While you can certainly implement that flow without SWF, there are some challenges involved if you're doing it from scratch. Let's take a look at some of those.

Understanding flow logic

For one, because the logic behind the flow itself is reasonably complex, it would be nice to be able to isolate the flow and its logic from the various pieces (like JSP pages, business logic, etc.) that make it up. But the most straightforward implementation of flow logic would most likely involve distributing the flow logic (such as state transitions) across lots of different files. So one challenge is that you either have to do a lot of extra work to externalize the flow logic, or else you have to live with that logic being distributed, which makes it much harder to understand.

Reusing flow logic

Another challenge is related to the fact that a flow has a logical structure that stands on its own, and in many cases you'd like to be able to reuse that—either across multiple apps, or else in multiple places within a single app. This is hard to accomplish without an easy way to isolate that flow.

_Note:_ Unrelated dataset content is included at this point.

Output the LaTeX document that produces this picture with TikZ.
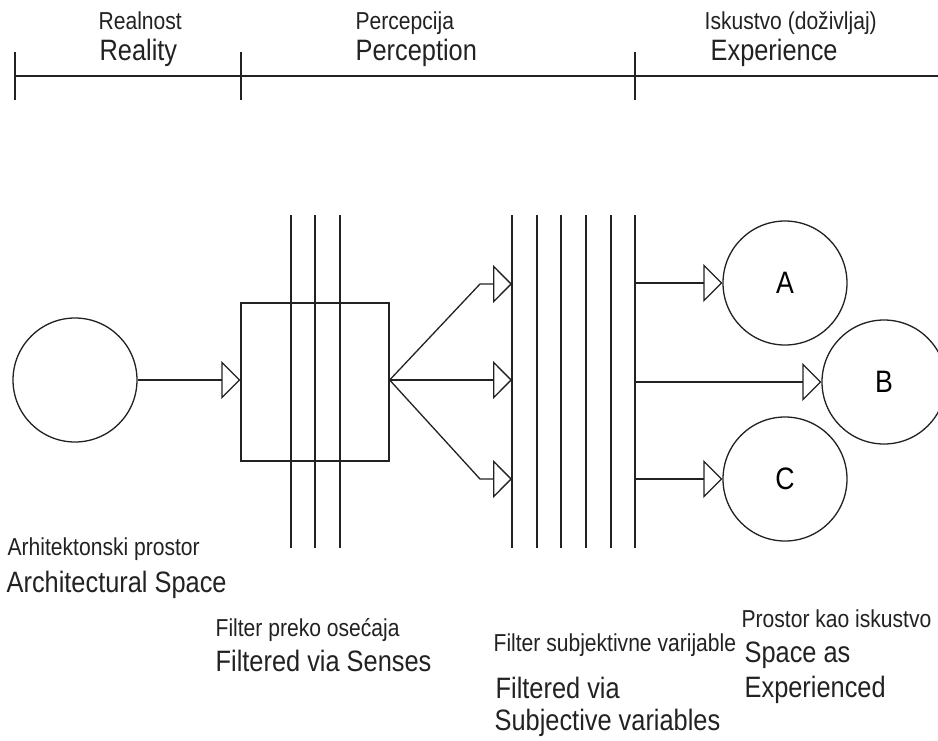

Getting the implementation right

A third challenge is just that it's easy to get the technical details wrong. For instance, what happens if the end user hits the browser's back button in the middle of the flow? If the previous page had a form, we don't usually want the browser to confuse the user with a warning about resubmitting data or whatever. Coding up flows from scratch means that you have to handle this sort of thing explicitly. It would be nice not to have to mess around with this kind of thing—to have it handled automatically for you.